しかし、太宰治が女性と心中して自分だけが助かるというところは、私は共感を覚えました。
私にはそんな経験はありませんが、
「2人ガードレールとクラッシュしてもなんか私だけ助かりそう」な悪運の強いイメージがあります。
太宰治の女癖が悪いところも、私とは真逆だと思います。
金づかいもあらいようですし、ますます私とは違う様な気がします。
小説を読めば解るのでしょうか。
さて、映画の方はと言いますと、タイトルは「人間失格」ですが、小説「人間失格」の映画化ではなく、太宰治の伝記となっています。
太宰治の最期の2、3年を映像化した物になっています。
「斜陽」と「人間失格」の執筆がメインです。
3人の女たちとは妻の美知子と斜陽のモデルで愛人の静子、さらに愛人の富栄です。
三人三様の女性が魅力的です。
何と言いますか、3人とも逞しくて良いと思います。
浮気は良くないとは思いますが。
太宰治は大概だらしのない人間として描かれています。
そこがまた共感をえるのかもしれません。
映像としては、昭和初期の雰囲気と美しい色使いで、若干ファンタジックに感じます。
最終的な感想としましては、太宰治に興味が湧きましたし、嫌いではなくなっていました。

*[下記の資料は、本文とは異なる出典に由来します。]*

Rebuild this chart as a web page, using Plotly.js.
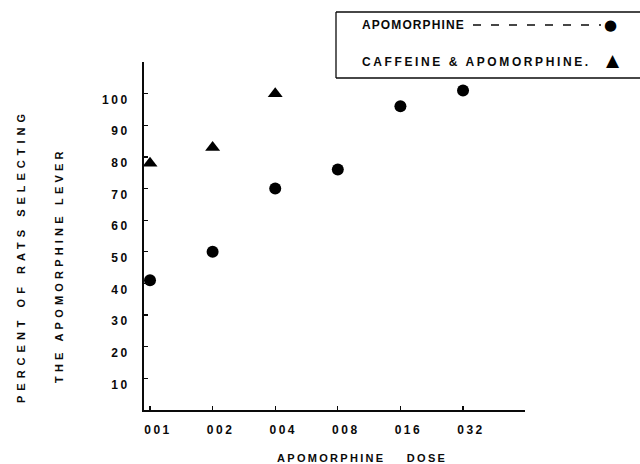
<!DOCTYPE html>
<html>
<head>
<meta charset="utf-8">
<script src="https://cdn.plot.ly/plotly-3.0.1.min.js"></script>
<style>html,body{margin:0;padding:0;background:#fff;}#chart{width:640px;height:464px;}</style>
</head>
<body>
<div id="chart"></div>
<script>
// ---- data ----
const doses = ['001', '002', '004', '008', '016', '032'];
const apomorphinePct = [41, 50, 70, 76, 96, 101];
const caffeineDoses = ['001', '002', '004'];
const caffeineApomorphinePct = [78, 83, 100];
const yTickValues = [10, 20, 30, 40, 50, 60, 70, 80, 90, 100];
const yTickLabels = ['10', '20', '30', '40', '50', '60', '70', '80', '90', '100'];
const legendLabels = ['APOMORPHINE', 'CAFFEINE &amp; APOMORPHINE.'];
const xTitle = 'APOMORPHINE&nbsp;&nbsp;&nbsp;&nbsp;DOSE';
const yTitleLines = ['PERCENT OF RATS SELECTING', 'THE APOMORPHINE LEVER'];

// ---- layout helpers (pixel -> paper) ----
const L = 144, R = 525, T = 62, B = 410;
const px = x => (x - L) / (R - L);
const py = y => (B - y) / (B - T);
const FONT = '"Liberation Sans", Arial, sans-serif';
const INK = '#0a0a0a';
const sp = (t, ls) => `<span style="letter-spacing:${ls}px">${t}</span>`;
const f = (size) => ({size: size, family: FONT, color: INK, weight: 'bold'});

const traces = [
  {
    type: 'scatter', mode: 'markers', name: 'APOMORPHINE',
    x: doses, y: apomorphinePct,
    marker: {symbol: 'circle', size: 12, color: '#000'},
    cliponaxis: false, showlegend: false
  },
  {
    type: 'scatter', mode: 'markers', name: 'CAFFEINE & APOMORPHINE',
    x: caffeineDoses, y: caffeineApomorphinePct,
    marker: {symbol: 'triangle-up', size: 13, color: '#000'},
    cliponaxis: false, showlegend: false
  }
];

const layout = {
  width: 640, height: 464,
  margin: {l: L, r: 640 - R, t: T, b: 464 - B, pad: 0},
  paper_bgcolor: '#fff', plot_bgcolor: '#fff',
  font: {family: FONT, color: INK, size: 12},
  showlegend: false,
  xaxis: {
    type: 'category', categoryorder: 'array', categoryarray: doses,
    range: [-0.096, 5.99],
    showgrid: false, zeroline: false,
    showline: true, linecolor: INK, linewidth: 1.6,
    ticks: 'inside', ticklen: 4, tickwidth: 1.3, tickcolor: INK,
    tickmode: 'array', tickvals: doses, ticktext: doses.map(d => sp(d, 2.5)),
    tickfont: f(12),
    ticklabelstandoff: 8, ticklabelshift: 8,
    fixedrange: true
  },
  yaxis: {
    range: [0, 110],
    showgrid: false, zeroline: false,
    showline: true, linecolor: INK, linewidth: 2,
    ticks: 'inside', ticklen: 4, tickwidth: 1.3, tickcolor: INK,
    tickmode: 'array', tickvals: yTickValues, ticktext: yTickLabels.map(t => sp(t, 2.5)),
    tickfont: f(12),
    ticklabelstandoff: 10, ticklabelshift: 6,
    fixedrange: true
  },
  annotations: [
    {text: sp(yTitleLines[0], 5), xref: 'paper', yref: 'paper', x: px(21), y: py(256),
     textangle: -90, showarrow: false, xanchor: 'center', yanchor: 'middle', font: f(11)},
    {text: sp(yTitleLines[1], 4.2), xref: 'paper', yref: 'paper', x: px(59), y: py(265),
     textangle: -90, showarrow: false, xanchor: 'center', yanchor: 'middle', font: f(11)},
    {text: sp(xTitle, 2.3), xref: 'paper', yref: 'paper', x: px(362), y: py(458),
     showarrow: false, xanchor: 'center', yanchor: 'middle', font: f(11)},
    {text: sp(legendLabels[0], 1.1), xref: 'paper', yref: 'paper', x: px(360), y: py(25),
     showarrow: false, xanchor: 'left', yanchor: 'middle', font: f(12)},
    {text: '●', xref: 'paper', yref: 'paper', x: px(610), y: py(25),
     showarrow: false, xanchor: 'center', yanchor: 'middle',
     font: {size: 15, family: '"DejaVu Sans", sans-serif', color: '#000'}},
    {text: sp(legendLabels[1], 2.6), xref: 'paper', yref: 'paper', x: px(360), y: py(61.5),
     showarrow: false, xanchor: 'left', yanchor: 'middle', font: f(12)},
    {text: '▲', xref: 'paper', yref: 'paper', x: px(613), y: py(60),
     showarrow: false, xanchor: 'center', yanchor: 'middle',
     font: {size: 17, family: '"DejaVu Sans", sans-serif', color: '#000'}}
  ],
  shapes: [
    {type: 'line', xref: 'paper', yref: 'paper', x0: px(473), x1: px(601), y0: py(25), y1: py(25),
     line: {color: INK, width: 1.4, dash: '8px,10px'}},
    {type: 'line', xref: 'paper', yref: 'paper', x0: px(336), x1: px(660), y0: py(12), y1: py(12),
     line: {color: INK, width: 1.3}},
    {type: 'line', xref: 'paper', yref: 'paper', x0: px(336), x1: px(660), y0: py(78), y1: py(78),
     line: {color: INK, width: 1.3}},
    {type: 'line', xref: 'paper', yref: 'paper', x0: px(336), x1: px(336), y0: py(12), y1: py(78),
     line: {color: INK, width: 1.3}}
  ]
};

Plotly.newPlot('chart', traces, layout, {staticPlot: true, displayModeBar: false});
</script>
</body>
</html>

もともと嫌いではありませんでしたが、ロクでもない奴だとは思っていました。
映画を観ると、ロクでもない奴ですが、憎めない人間であったという感じです。
終盤に太宰治が生に執着するシーンがありましたが、そこは共感が持てました。
太宰治が亡くなった後の女たちの生き方も微笑ましく感じました。
太宰治ファンや、太宰治に興味がある人は是非観ることをお勧めしておきます。
そして、私は人間失格を読み始めました。
さて、ついでにもう一本映画を軽く紹介しておこうと思います。
「ビブリア古書堂の事件手帖」です。
2018年の日本のミステリー映画です。
*以降ネタバレ注意です。
ビブリア古書堂という古本屋に持ち込まれた夏目漱石全集に隠された秘密が物語の始まりです
後半は太宰治の「晩年」の初版本にまつわる話です。
全体としては夏目漱石の「それから」が主題となっています。
書籍に秘められた謎とメッセージを紐解いていく、一風変わった推理ものになっています。
ただし、残念なことに推理パートはあまり良い出来ではありません。
むしろ「それから」のオマージュ作品としてとらえた方が断然面白いです。
文学が好きな人、夏目漱石が好きな人は是非観てみてください。
意外と私は面白いと感じました。
私も少しは文学を読み進めたいと思います。
ところで、文豪の皆さんは伊豆が好きなんですね。
「伊豆ときたら、浮気を疑え」って感じです。